Um
avô me parou esses dias no final de uma palestra. “Se você acha que amor de pai
é grande, espere até se tornar vô”, disse. Duvidei. Amor de pai é tão grande,
ter filhos dá tanto trabalho, exige tanta dedicação, que amamos nossas obras
como se fosse o projeto de nossas vidas. “Mas depois de ser vô você percebe que
não deveria ter se preocupado tanto. Amor de vô é amor puro, compreensivo e
afetuoso. A gente olha pro nosso filho, pensa em tudo o que errou e tenta
acertar com o neto”, contou o senhor. “A gente aprende que ser duro demais ou
preocupado demais ou estressado demais com dinheiro é bobagem”, disse. “Amor de
vô é puro amor, sem preocupações bobas”.
Realmente,
tenho tantas preocupações bobas. Obrigo as meninas a comerem todo o almoço.
Exijo que ponham os pratos na pia. A mais velha lava louça, a mais nova, às
vezes, seca (apenas os itens de plástico, já quebrou copos demais). Peço que
digam “por favor”, “com licença”, “obrigado”. Regulo tempo vendo televisão.
Cobro desempenho escolar. Não permito doce antes das refeições. Insisto para
que lavem as mãos e escovem os dentes. Sou chato! Terrível! O pior pai do
mundo!
Já
ouvi mais de uma vez, de diversas pessoas: “todo amor que meu pai não me deu
agora dá para meus filhos”. Os netos parecem ser a redenção para pais que
amaram de menos, trabalharam demais, foram duros e insensíveis. Agora se
derretem com os bebês dos filhos. “Devia ter sido mais relaxado”, parecem
dizer.
Tenho
medo que minhas filhas sejam fúteis, comprometidas apenas com o próprio bem
estar sem olhar ao redor. Tenho medo que valorizem o material, que não façam
bons amigos. Quero que sejam bem sucedidas na profissão que escolherem, é
claro, e não sofram desilusões amorosas. Sou estressado demais, sem dúvidas.
Preocupado demais.
Devo
ser menos pai e mais vô? Ou cada um tem a sua função? Devo estressar minhas
filhas para que sejam boas e cumprir minha função de avô mimando meus netos?
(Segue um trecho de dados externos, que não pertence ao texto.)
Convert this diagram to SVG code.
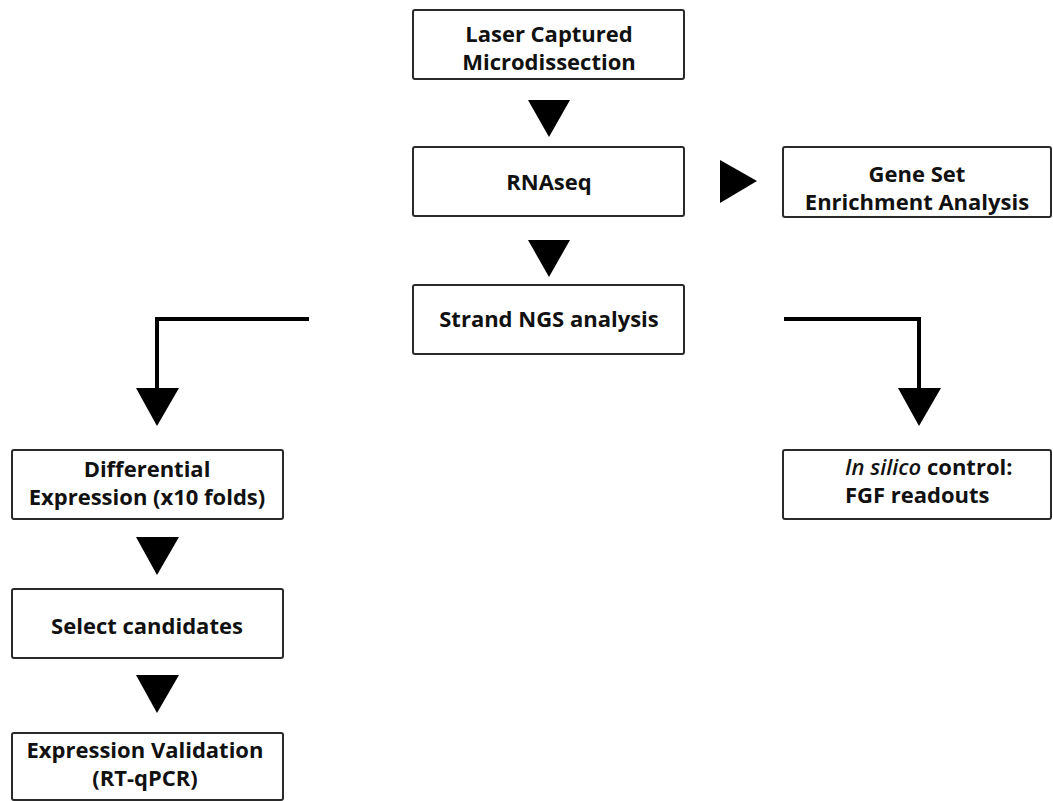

Terei netos? Ou ficarei esperando em vão o momento de amar crianças sem
preocupações, como aquele avô me disse ser possível?
Amor
de pai e mãe é cheio de culpa. Não sabemos nunca se estamos certos. Não sabemos
se estamos mimando demais ou abraçando de menos. Se estamos formando anjos ou
monstrinhos. Se seremos pais orgulhosos ou envergonhados. A insegurança nos
acompanhará por anos. Até que nossos filhos cresçam e nos mostrem onde erramos
e onde acertamos. Nossos netos serão nossa redenção.